### Given task:
Repeat every line of the data exactly, but not the pictures.

### Information supplied:
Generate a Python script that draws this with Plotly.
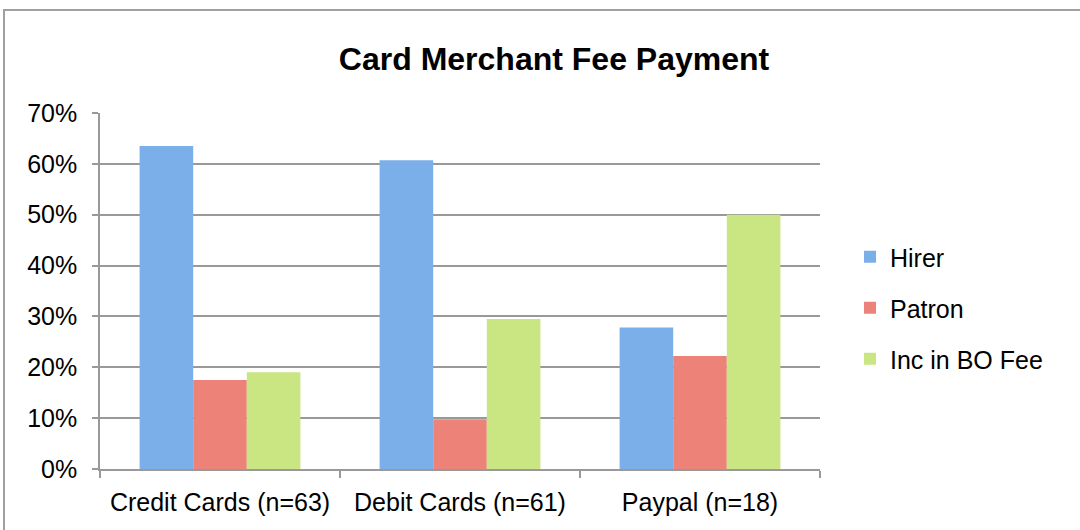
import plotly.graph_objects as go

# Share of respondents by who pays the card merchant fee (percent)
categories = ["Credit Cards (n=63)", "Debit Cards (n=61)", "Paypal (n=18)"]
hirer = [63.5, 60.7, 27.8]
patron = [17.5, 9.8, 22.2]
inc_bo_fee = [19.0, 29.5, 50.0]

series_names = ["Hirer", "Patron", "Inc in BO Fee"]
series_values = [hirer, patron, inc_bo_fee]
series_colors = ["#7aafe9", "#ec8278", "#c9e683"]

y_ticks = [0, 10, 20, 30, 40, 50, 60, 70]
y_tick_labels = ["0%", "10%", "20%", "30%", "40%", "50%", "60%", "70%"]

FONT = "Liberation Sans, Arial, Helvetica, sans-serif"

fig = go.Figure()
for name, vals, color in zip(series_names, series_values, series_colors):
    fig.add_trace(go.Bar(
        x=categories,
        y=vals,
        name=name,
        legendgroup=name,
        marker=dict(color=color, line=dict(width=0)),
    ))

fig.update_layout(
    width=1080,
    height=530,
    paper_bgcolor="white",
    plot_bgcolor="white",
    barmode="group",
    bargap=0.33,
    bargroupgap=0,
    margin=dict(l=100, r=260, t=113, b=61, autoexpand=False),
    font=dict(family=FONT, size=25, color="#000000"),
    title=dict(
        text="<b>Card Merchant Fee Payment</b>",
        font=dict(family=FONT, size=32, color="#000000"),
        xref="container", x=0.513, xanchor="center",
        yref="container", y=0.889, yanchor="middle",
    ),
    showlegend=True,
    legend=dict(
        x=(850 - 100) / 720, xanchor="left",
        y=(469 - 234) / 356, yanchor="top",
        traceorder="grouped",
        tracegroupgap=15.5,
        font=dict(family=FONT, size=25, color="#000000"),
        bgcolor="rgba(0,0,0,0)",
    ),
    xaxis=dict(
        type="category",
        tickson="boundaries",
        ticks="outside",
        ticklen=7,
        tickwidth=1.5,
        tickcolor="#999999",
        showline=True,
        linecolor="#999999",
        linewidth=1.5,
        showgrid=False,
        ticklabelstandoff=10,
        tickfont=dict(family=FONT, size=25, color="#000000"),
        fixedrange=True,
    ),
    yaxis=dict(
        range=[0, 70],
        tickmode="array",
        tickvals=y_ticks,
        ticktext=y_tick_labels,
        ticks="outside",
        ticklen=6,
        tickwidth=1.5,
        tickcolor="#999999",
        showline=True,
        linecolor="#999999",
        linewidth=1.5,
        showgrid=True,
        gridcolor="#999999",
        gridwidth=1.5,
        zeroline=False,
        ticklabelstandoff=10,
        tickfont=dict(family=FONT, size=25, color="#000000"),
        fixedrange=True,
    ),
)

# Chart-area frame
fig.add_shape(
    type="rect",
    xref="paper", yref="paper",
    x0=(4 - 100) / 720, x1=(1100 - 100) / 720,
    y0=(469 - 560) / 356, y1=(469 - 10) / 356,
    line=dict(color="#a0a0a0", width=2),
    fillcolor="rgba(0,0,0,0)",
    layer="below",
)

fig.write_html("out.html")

### The reply:
Generate a Python script that draws this with Plotly.
import plotly.graph_objects as go

# Share of respondents by who pays the card merchant fee (percent)
categories = ["Credit Cards (n=63)", "Debit Cards (n=61)", "Paypal (n=18)"]
hirer = [63.5, 60.7, 27.8]
patron = [17.5, 9.8, 22.2]
inc_bo_fee = [19.0, 29.5, 50.0]

series_names = ["Hirer", "Patron", "Inc in BO Fee"]
series_values = [hirer, patron, inc_bo_fee]
series_colors = ["#7aafe9", "#ec8278", "#c9e683"]

y_ticks = [0, 10, 20, 30, 40, 50, 60, 70]
y_tick_labels = ["0%", "10%", "20%", "30%", "40%", "50%", "60%", "70%"]

FONT = "Liberation Sans, Arial, Helvetica, sans-serif"

fig = go.Figure()
for name, vals, color in zip(series_names, series_values, series_colors):
    fig.add_trace(go.Bar(
        x=categories,
        y=vals,
        name=name,
        legendgroup=name,
        marker=dict(color=color, line=dict(width=0)),
    ))

fig.update_layout(
    width=1080,
    height=530,
    paper_bgcolor="white",
    plot_bgcolor="white",
    barmode="group",
    bargap=0.33,
    bargroupgap=0,
    margin=dict(l=100, r=260, t=113, b=61, autoexpand=False),
    font=dict(family=FONT, size=25, color="#000000"),
    title=dict(
        text="<b>Card Merchant Fee Payment</b>",
        font=dict(family=FONT, size=32, color="#000000"),
        xref="container", x=0.513, xanchor="center",
        yref="container", y=0.889, yanchor="middle",
    ),
    showlegend=True,
    legend=dict(
        x=(850 - 100) / 720, xanchor="left",
        y=(469 - 234) / 356, yanchor="top",
        traceorder="grouped",
        tracegroupgap=15.5,
        font=dict(family=FONT, size=25, color="#000000"),
        bgcolor="rgba(0,0,0,0)",
    ),
    xaxis=dict(
        type="category",
        tickson="boundaries",
        ticks="outside",
        ticklen=7,
        tickwidth=1.5,
        tickcolor="#999999",
        showline=True,
        linecolor="#999999",
        linewidth=1.5,
        showgrid=False,
        ticklabelstandoff=10,
        tickfont=dict(family=FONT, size=25, color="#000000"),
        fixedrange=True,
    ),
    yaxis=dict(
        range=[0, 70],
        tickmode="array",
        tickvals=y_ticks,
        ticktext=y_tick_labels,
        ticks="outside",
        ticklen=6,
        tickwidth=1.5,
        tickcolor="#999999",
        showline=True,
        linecolor="#999999",
        linewidth=1.5,
        showgrid=True,
        gridcolor="#999999",
        gridwidth=1.5,
        zeroline=False,
        ticklabelstandoff=10,
        tickfont=dict(family=FONT, size=25, color="#000000"),
        fixedrange=True,
    ),
)

# Chart-area frame
fig.add_shape(
    type="rect",
    xref="paper", yref="paper",
    x0=(4 - 100) / 720, x1=(1100 - 100) / 720,
    y0=(469 - 560) / 356, y1=(469 - 10) / 356,
    line=dict(color="#a0a0a0", width=2),
    fillcolor="rgba(0,0,0,0)",
    layer="below",
)

fig.write_html("out.html")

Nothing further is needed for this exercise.